### Problem
Everything from the line containing "Give me the" through the line containing "import * as" must be written out exactly, and nothing more; leave any pictures out.

### Information shown
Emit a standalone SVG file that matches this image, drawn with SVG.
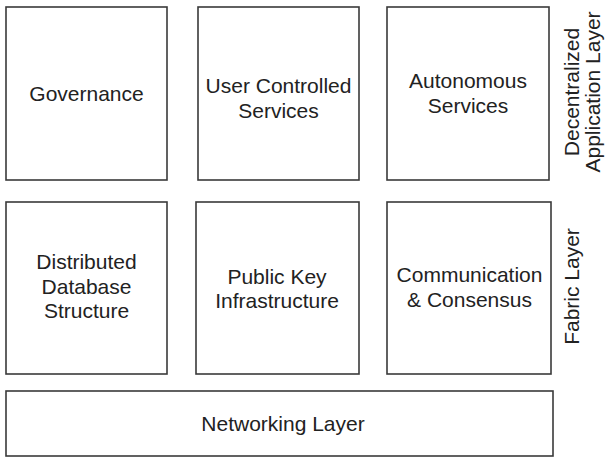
<svg xmlns="http://www.w3.org/2000/svg" width="607" height="457" viewBox="0 0 607 457">
  <style>
    .box { fill: #ffffff; stroke: #3a3a3a; stroke-width: 1.6; }
    .lbl { font-family: "Liberation Sans", Arial, sans-serif; font-size: 21px; fill: #222222; text-anchor: middle; }
  </style>
  <rect width="607" height="457" fill="#ffffff"/>

  <!-- Decentralized application layer -->
  <g id="governance">
    <rect class="box" x="6" y="7" width="161" height="173"/>
    <text class="lbl" x="86.5" y="101">Governance</text>
  </g>
  <g id="user-controlled-services">
    <rect class="box" x="198" y="7" width="161" height="173"/>
    <text class="lbl" x="278.5" y="93">User Controlled</text>
    <text class="lbl" x="278.5" y="118">Services</text>
  </g>
  <g id="autonomous-services">
    <rect class="box" x="387" y="7" width="162" height="173"/>
    <text class="lbl" x="468" y="87.5">Autonomous</text>
    <text class="lbl" x="468" y="113">Services</text>
  </g>

  <!-- Fabric layer -->
  <g id="distributed-database">
    <rect class="box" x="6" y="202" width="161" height="172"/>
    <text class="lbl" x="86.5" y="269">Distributed</text>
    <text class="lbl" x="86.5" y="293.5">Database</text>
    <text class="lbl" x="86.5" y="318">Structure</text>
  </g>
  <g id="public-key-infrastructure">
    <rect class="box" x="196" y="202" width="163" height="172"/>
    <text class="lbl" x="277" y="284">Public Key</text>
    <text class="lbl" x="277" y="307.5">Infrastructure</text>
  </g>
  <g id="communication-consensus">
    <rect class="box" x="387" y="202" width="164" height="172"/>
    <text class="lbl" x="469.5" y="282">Communication</text>
    <text class="lbl" x="469.5" y="306.5">&amp; Consensus</text>
  </g>

  <!-- Networking layer -->
  <g id="networking-layer">
    <rect class="box" x="6" y="391" width="547" height="65"/>
    <text class="lbl" x="283" y="431">Networking Layer</text>
  </g>

  <!-- Layer captions -->
  <g id="caption-application">
    <text class="lbl" transform="translate(579,92) rotate(-90)">Decentralized</text>
    <text class="lbl" transform="translate(600,92) rotate(-90)">Application Layer</text>
  </g>
  <g id="caption-fabric">
    <text class="lbl" transform="translate(578.5,286.5) rotate(-90)">Fabric Layer</text>
  </g>

  <g id="connectors"></g>
</svg>
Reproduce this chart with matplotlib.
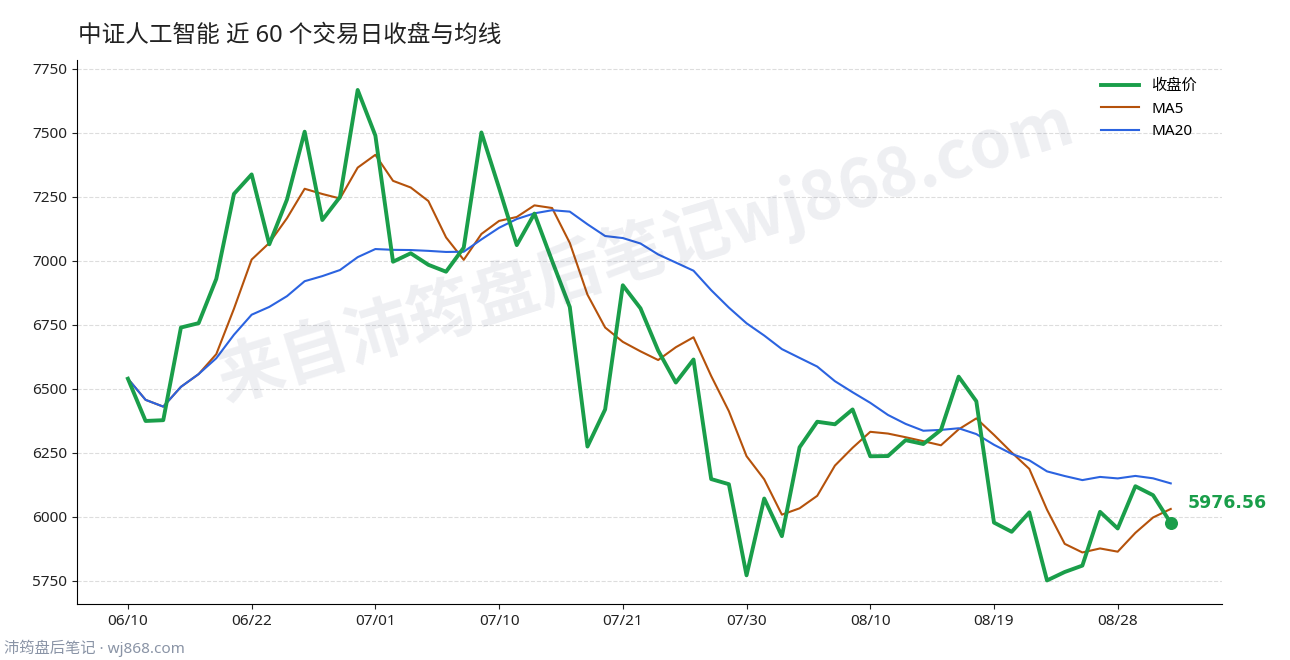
import matplotlib
matplotlib.use("Agg")
import matplotlib.pyplot as plt
import pandas as pd

plt.rcParams['font.family'] = ['Noto Sans', 'Noto Sans CJK SC', 'DejaVu Sans']

close = [6540, 6375, 6378, 6740, 6757, 6930, 7262, 7338, 7065, 7240,
         7505, 7160, 7250, 7668, 7490, 6997, 7030, 6985, 6958, 7052,
         7502, 7285, 7062, 7185, 7000, 6820, 6275, 6420, 6905, 6815,
         6650, 6525, 6615, 6148, 6128, 5772, 6072, 5925, 6272, 6372,
         6362, 6420, 6237, 6238, 6300, 6285, 6340, 6548, 6452, 5978,
         5942, 6018, 5752, 5785, 5810, 6020, 5955, 6120, 6085, 5976.56]
tick_pos = [0, 7, 14, 21, 28, 35, 42, 49, 56]
tick_labels = ['06/10', '06/22', '07/01', '07/10', '07/21', '07/30', '08/10', '08/19', '08/28']
yticks = [5750, 6000, 6250, 6500, 6750, 7000, 7250, 7500, 7750]

s = pd.Series(close)
ma5 = s.rolling(5, min_periods=1).mean()
ma20 = s.rolling(20, min_periods=1).mean()
x = list(range(len(close)))

fig = plt.figure(figsize=(12.9, 6.6), dpi=100)
ax = fig.add_axes([77/1290, 56/660, (1222-77)/1290, (604-60)/660])
ax.plot(x, close, color='#1a9e4a', lw=2.8, label='收盘价', zorder=4)
ax.plot(x, ma5, color='#b5520b', lw=1.5, label='MA5', zorder=3)
ax.plot(x, ma20, color='#2b63e0', lw=1.5, label='MA20', zorder=3)
ax.scatter([x[-1]], [close[-1]], s=70, color='#1a9e4a', zorder=5)
ax.annotate(f'{close[-1]:.2f}', (x[-1], close[-1]), xytext=(12, 8), textcoords='offset points',
            color='#1a9e4a', fontsize=12.5, fontweight='bold', va='bottom', family=['DejaVu Sans'])
ax.set_xlim(-2.88, 61.9)
ax.set_ylim(5660, 7785)
ax.set_yticks(yticks)
ax.set_xticks(tick_pos)
ax.set_xticklabels(tick_labels)
ax.tick_params(labelsize=11, colors='#222222')
ax.grid(axis='y', ls='--', color='#dddddd', lw=0.8)
for sp in ['top', 'right']:
    ax.spines[sp].set_visible(False)
ax.legend(loc='upper right', frameon=False, fontsize=11, bbox_to_anchor=(0.99, 0.99), handlelength=2.5)
fig.text(0.5, 0.62, '来自沛筠盘后笔记wj868.com', fontsize=48, color='#1e2a5a', alpha=0.08,
         rotation=17, ha='center', va='center', fontweight='bold', family=['Noto Sans CJK SC', 'DejaVu Sans'])
fig.text(78/1290, 1 - 36/660, '中证人工智能 近 60 个交易日收盘与均线', fontsize=17, color='#222222', va='center')
fig.text(4/1290, 1 - 648/660, '沛筠盘后笔记 · wj868.com', fontsize=11, color='#8a94a6', va='center')
fig.savefig('out.png', dpi=100)
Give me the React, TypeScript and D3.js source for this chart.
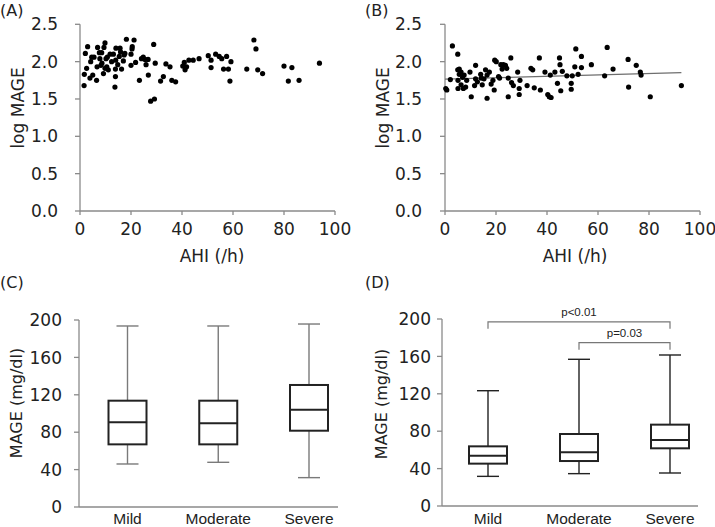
import React from "react";
import * as d3 from "d3";

// ---------- DATA ----------
// Panel A: AHI (/h) vs log MAGE
const panelA: [number, number][] = [
  [1.6, 1.68], [1.7, 1.83], [2.1, 2.11], [3.0, 2.2], [2.6, 1.91], [3.9, 1.78], [4.2, 2.0], [4.6, 2.06], [5.0, 1.82], [5.5, 2.06],
  [6.5, 1.75], [6.7, 1.93], [6.9, 2.19], [7.6, 2.12], [7.8, 2.04], [8.5, 2.12], [8.6, 1.98], [9.2, 1.84], [9.4, 2.19], [9.8, 2.25],
  [9.8, 1.91], [10.2, 2.04], [10.5, 1.93], [11.1, 1.89], [11.8, 2.1], [12.4, 2.0], [13.1, 2.1], [13.7, 1.66], [13.9, 1.8], [13.9, 1.9],
  [14.0, 2.02], [14.1, 2.18], [14.8, 1.96], [15.4, 2.07], [15.7, 2.18], [15.9, 2.13], [16.3, 1.9], [17.0, 2.01], [17.3, 2.09], [17.6, 2.11],
  [18.2, 2.3], [20.0, 1.95], [20.0, 2.1], [20.4, 2.17], [20.5, 2.2], [21.2, 2.29], [21.8, 1.99], [23.3, 1.75], [24.1, 2.04], [24.8, 2.06],
  [25.5, 2.03], [25.9, 1.96], [26.7, 2.03], [26.8, 1.82], [27.7, 1.47], [29.2, 1.5], [28.9, 2.23], [29.5, 1.98], [31.6, 1.74], [32.7, 1.8],
  [33.7, 1.97], [35.3, 1.93], [36.0, 1.75], [37.5, 1.73], [40.3, 1.94], [40.9, 1.99], [41.2, 1.89], [41.8, 1.93], [42.7, 2.02], [44.4, 2.02],
  [46.7, 2.04], [50.3, 2.08], [51.4, 2.02], [51.4, 1.92], [53.2, 2.1], [54.6, 2.07], [55.6, 2.04], [56.3, 1.9], [57.5, 2.07], [58.2, 1.9],
  [58.8, 1.74], [59.2, 2.0], [65.4, 1.9], [68.2, 2.29], [69.0, 2.17], [69.7, 1.89], [71.6, 1.84], [80.0, 1.94], [81.7, 1.74], [83.1, 1.92],
  [85.9, 1.75], [93.9, 1.98], [10.7, 2.06], [8.2, 1.95],
];

// Panel B: AHI (/h) vs log MAGE
const panelB: [number, number][] = [
  [0.3, 1.64], [0.7, 1.62], [2.1, 1.76], [2.9, 2.21], [5.0, 2.1], [5.0, 1.89], [5.1, 1.75], [5.1, 1.64], [5.6, 1.9], [5.6, 1.83],
  [6.3, 1.86], [6.3, 1.69], [6.9, 1.79], [7.2, 1.64], [7.5, 1.82], [8.1, 1.66], [8.5, 1.75], [9.8, 1.86], [10.3, 1.53], [12.0, 1.95],
  [12.0, 1.77], [11.6, 1.68], [12.7, 1.73], [14.0, 1.83], [14.2, 1.78], [14.6, 1.69], [15.3, 1.77], [15.9, 1.89], [16.5, 1.51], [16.5, 1.82],
  [17.4, 1.86], [18.1, 1.7], [18.8, 1.75], [19.3, 1.62], [19.5, 2.02], [20.1, 2.0], [21.0, 1.8], [21.4, 1.78], [21.9, 1.96], [22.4, 1.9],
  [22.9, 1.96], [23.7, 1.95], [24.2, 1.91], [24.8, 1.53], [24.8, 1.78], [25.8, 2.05], [26.1, 1.72], [26.8, 1.68], [28.5, 1.86], [29.1, 1.64],
  [29.4, 1.75], [29.1, 1.56], [32.2, 1.68], [33.7, 1.91], [34.4, 1.89], [35.0, 1.65], [37.0, 2.05], [37.4, 1.62], [39.2, 1.86], [40.3, 1.56],
  [40.9, 1.53], [41.6, 1.52], [41.3, 1.82], [43.1, 1.86], [44.1, 1.71], [44.9, 2.05], [45.1, 1.96], [45.4, 1.61], [46.0, 1.87], [49.5, 1.71],
  [49.5, 1.63], [47.8, 1.81], [49.9, 1.81], [50.9, 1.93], [51.3, 2.17], [52.2, 1.83], [53.5, 2.07], [53.5, 1.92], [57.4, 1.96], [62.6, 1.81],
  [63.6, 2.19], [65.9, 1.9], [71.8, 2.03], [72.0, 1.66], [75.0, 1.95], [76.6, 1.86], [76.9, 1.82], [80.5, 1.53], [92.7, 1.68],
];
const regressionB = { intercept: 1.765, slope: 0.00095 };

const scatterXTicks = [0, 20, 40, 60, 80, 100];
const scatterYTicks = [0, 0.5, 1.0, 1.5, 2.0, 2.5];
const boxYTicks = [0, 40, 80, 120, 160, 200];
const categories = ["Mild", "Moderate", "Severe"];

// Box stats: [whiskerLow, Q1, median, Q3, whiskerHigh]
const boxC: [number, number, number, number, number][] = [
  [46, 67, 90.6, 113.7, 193.6],
  [47.8, 67, 89.5, 113.7, 193.6],
  [31.4, 81.6, 104, 130.5, 195.7],
];
const boxD: [number, number, number, number, number][] = [
  [31.7, 45.3, 53.8, 63.8, 123.3],
  [34.6, 48.1, 57.4, 77, 156.9],
  [35.3, 61.7, 70.6, 87, 161.5],
];
const bracketsD = [
  { from: "Mild", to: "Severe", y: 197, label: "p<0.01" },
  { from: "Moderate", to: "Severe", y: 174.7, label: "p=0.03" },
];

const FONT = "'DejaVu Sans', sans-serif";
const CAT_FONT = "'Liberation Sans', Arial, sans-serif";
const AXIS = "#8a8a8a";
const FS = 17;

type ScatterProps = {
  data: [number, number][];
  xRange: [number, number];
  yRange: [number, number];
  tag: string;
  tagX: number;
  ylabX: number;
  ylabY: number;
  xlabX: number;
  tickRight: number;
  regression?: { intercept: number; slope: number };
};

function Scatter(p: ScatterProps) {
  const x = d3.scaleLinear().domain([0, 100]).range(p.xRange);
  const y = d3.scaleLinear().domain([0, 2.5]).range(p.yRange);
  const x0 = p.xRange[0];
  const yb = p.yRange[0];
  let reg = null as any;
  if (p.regression) {
    const xmax = d3.max(p.data, (d) => d[0]) as number;
    const line = d3
      .line<number>()
      .x((v) => x(v))
      .y((v) => y(p.regression!.intercept + p.regression!.slope * v));
    reg = <path d={line([0, xmax]) || ""} stroke="#6e6e6e" strokeWidth={1.3} fill="none" />;
  }
  return (
    <g>
      <text x={p.tagX} y={16} fontFamily={FONT} fontSize={16} fill="#222">{p.tag}</text>
      <line x1={x0} x2={x0} y1={y(2.5)} y2={yb} stroke={AXIS} strokeWidth={1.3} />
      <line x1={x0} x2={x(100)} y1={yb} y2={yb} stroke={AXIS} strokeWidth={1.3} />
      {scatterYTicks.map((t) => (
        <g key={"y" + t}>
          <line x1={x0 - 5} x2={x0} y1={y(t)} y2={y(t)} stroke={AXIS} strokeWidth={1.3} />
          <text x={p.tickRight} y={y(t)} dy="0.36em" textAnchor="end" fontFamily={FONT} fontSize={FS} fill="#222">
            {t.toFixed(1)}
          </text>
        </g>
      ))}
      {scatterXTicks.map((t) => (
        <g key={"x" + t}>
          <line x1={x(t)} x2={x(t)} y1={yb} y2={yb + 4} stroke={AXIS} strokeWidth={1.3} />
          <text x={x(t)} y={235} textAnchor="middle" fontFamily={FONT} fontSize={FS} fill="#222">{t}</text>
        </g>
      ))}
      <text x={p.xlabX} y={262} textAnchor="middle" fontFamily={FONT} fontSize={FS} fill="#222">AHI (/h)</text>
      <text transform={`translate(${p.ylabX},${p.ylabY}) rotate(-90)`} textAnchor="middle" fontFamily={FONT} fontSize={FS} fill="#222">
        log MAGE
      </text>
      {reg}
      {p.data.map((d, i) => (
        <circle key={i} cx={x(d[0])} cy={y(d[1])} r={2.6} fill="#000" />
      ))}
    </g>
  );
}

type BoxProps = {
  stats: [number, number, number, number, number][];
  axisX: [number, number];
  catRange: [number, number];
  yRange: [number, number];
  tag: string;
  tagX: number;
  ylabX: number;
  ylabY: number;
  tickRight: number;
  whiskerColor: string;
  brackets?: { from: string; to: string; y: number; label: string }[];
};

function BoxPanel(p: BoxProps) {
  const x = d3.scalePoint<string>().domain(categories).range(p.catRange);
  const y = d3.scaleLinear().domain([0, 200]).range(p.yRange);
  const x0 = p.axisX[0];
  const yb = p.yRange[0];
  const hw = 19;
  const cw = 11;
  return (
    <g>
      <text x={p.tagX} y={288} fontFamily={FONT} fontSize={16} fill="#222">{p.tag}</text>
      <line x1={x0} x2={x0} y1={y(200)} y2={yb} stroke={AXIS} strokeWidth={1.3} />
      <line x1={x0} x2={p.axisX[1]} y1={yb} y2={yb} stroke={AXIS} strokeWidth={1.3} />
      {boxYTicks.map((t) => (
        <g key={t}>
          <line x1={x0 - 5} x2={x0} y1={y(t)} y2={y(t)} stroke={AXIS} strokeWidth={1.3} />
          <text x={p.tickRight} y={y(t)} dy="0.36em" textAnchor="end" fontFamily={FONT} fontSize={FS} fill="#222">{t}</text>
        </g>
      ))}
      {categories.map((c) => (
        <text key={c} x={x(c)} y={524} textAnchor="middle" fontFamily={CAT_FONT} fontSize={15.5} fill="#222">{c}</text>
      ))}
      <text transform={`translate(${p.ylabX},${p.ylabY}) rotate(-90)`} textAnchor="middle" fontFamily={FONT} fontSize={16} fill="#222">
        MAGE (mg/dl)
      </text>
      {p.stats.map((s, i) => {
        const cx = x(categories[i]) as number;
        return (
          <g key={i}>
            <line x1={cx} x2={cx} y1={y(s[4])} y2={y(s[3])} stroke={p.whiskerColor} strokeWidth={1.4} />
            <line x1={cx} x2={cx} y1={y(s[1])} y2={y(s[0])} stroke={p.whiskerColor} strokeWidth={1.4} />
            <line x1={cx - cw} x2={cx + cw} y1={y(s[4])} y2={y(s[4])} stroke={p.whiskerColor} strokeWidth={1.4} />
            <line x1={cx - cw} x2={cx + cw} y1={y(s[0])} y2={y(s[0])} stroke={p.whiskerColor} strokeWidth={1.4} />
            <rect x={cx - hw} y={y(s[3])} width={hw * 2} height={y(s[1]) - y(s[3])} fill="#fff" stroke="#222" strokeWidth={2} />
            <line x1={cx - hw} x2={cx + hw} y1={y(s[2])} y2={y(s[2])} stroke="#222" strokeWidth={2} />
          </g>
        );
      })}
      {(p.brackets || []).map((b, i) => {
        const xa = x(b.from) as number;
        const xb = x(b.to) as number;
        const yy = y(b.y);
        return (
          <g key={i}>
            <path d={`M${xa},${yy + 7}V${yy}H${xb}V${yy + 7}`} fill="none" stroke="#777" strokeWidth={1.2} />
            <text x={(xa + xb) / 2} y={yy - 6} textAnchor="middle" fontFamily={CAT_FONT} fontSize={11.5} fill="#222">{b.label}</text>
          </g>
        );
      })}
    </g>
  );
}

export default function App() {
  return (
    <svg width={715} height={527} style={{ position: "absolute", left: 0, top: 0, background: "#fff" }}>
      <rect width={715} height={527} fill="#fff" />
      <Scatter data={panelA} xRange={[80, 335]} yRange={[211, 24.3]} tag="(A)" tagX={0} ylabX={24} ylabY={108} xlabX={212} tickRight={58} />
      <Scatter data={panelB} xRange={[445, 700]} yRange={[211, 24.3]} tag="(B)" tagX={365} ylabX={389} ylabY={108} xlabX={575} tickRight={422} regression={regressionB} />
      <BoxPanel stats={boxC} axisX={[79, 338]} catRange={[127.5, 309]} yRange={[507, 320]} tag="(C)" tagX={0} ylabX={22} ylabY={403} tickRight={62} whiskerColor="#7a7a7a" />
      <BoxPanel stats={boxD} axisX={[442, 698]} catRange={[488, 670]} yRange={[506, 319]} tag="(D)" tagX={365} ylabX={387} ylabY={404} tickRight={431} whiskerColor="#222" brackets={bracketsD} />
    </svg>
  );
}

### Final result
Give me the React, TypeScript and D3.js source for this chart.
import React from "react";
import * as d3 from "d3";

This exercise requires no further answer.